I chose to ride in the dark. Although my visibility would be reduced and the hazards of wildlife encounters were higher, I wouldn’t have to deal with both reduced traction and visibility…not to mention being uncomfortably warm in my rain suit. Keeping an attentive eye for both traffic and wildlife helped the 166 miles from Katy to San Antonio to go quickly. My mind did play a couple of visual tricks on me…most notably when I crossed Allen Creek. At first, I thought the sign read “Alien” Creek and I began to wonder if there had been some type of alien encounter in the area. Anything to pass the time, I suppose.
I pulled into my driveway at 10:30 after having spent 14 hours making a push for home. I felt a huge sense of accomplishment. I unloaded the bike and went to bed…with a big ass smile on my face! J
My first long distance motorcycle road trip was complete.
Epilogue
Over the course of 5 days I rode some 2,300 miles across 8 states. I rode in hot weather, cold weather, in rain, and at night…and I believe I’m a better rider and person because of the experience. I learned that having a ride plan is good but that you shouldn’t stress over deviating from it. More importantly, I gained a healthy appreciation of motorcycle travel and came to realize there is an enormous difference between riding by and riding through.

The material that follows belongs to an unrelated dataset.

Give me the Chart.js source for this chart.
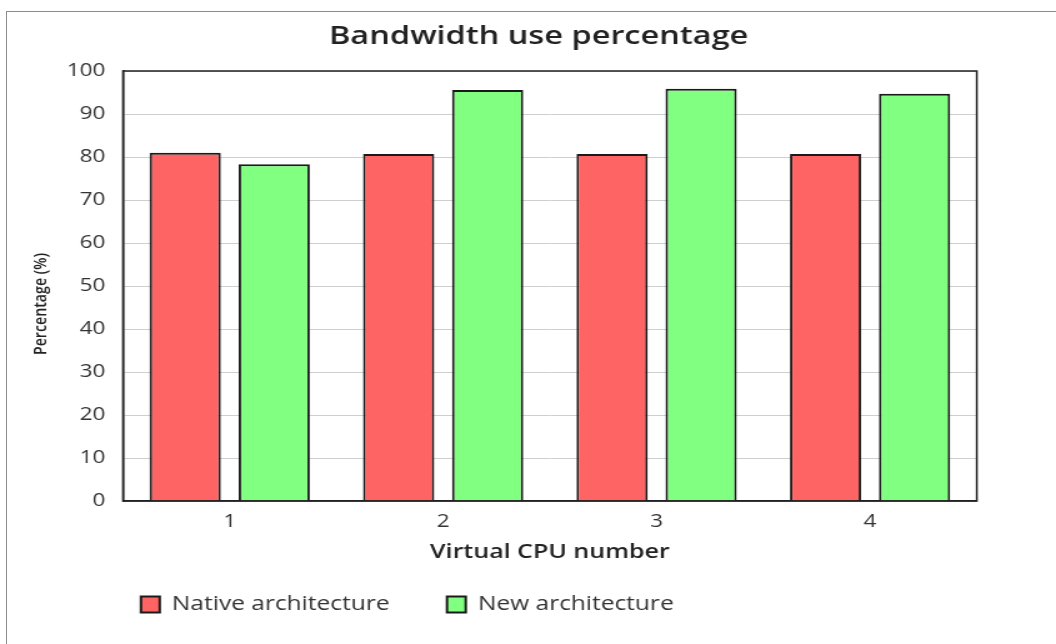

In a car, bus, train, or plane we ride by…separated from our surroundings by a cage of metal, glass, and plastic. We are isolated from the environment. We are just on-lookers, not active participants. On a motorcycle, we ride through. We are one with our surroundings able to truly experience the sights, sounds, and smells of everything around us. We can feel the wind, the heat, the cold, the rain…we are active participants, vulnerable, unencumbered. Riding through means feeling more connected, more alive, and more free.
They say you always remember your first time. I know that’s true. My first long distance ride was awesome and I’m already looking forward to the next one. Watch for me on the road…I’ll be riding through!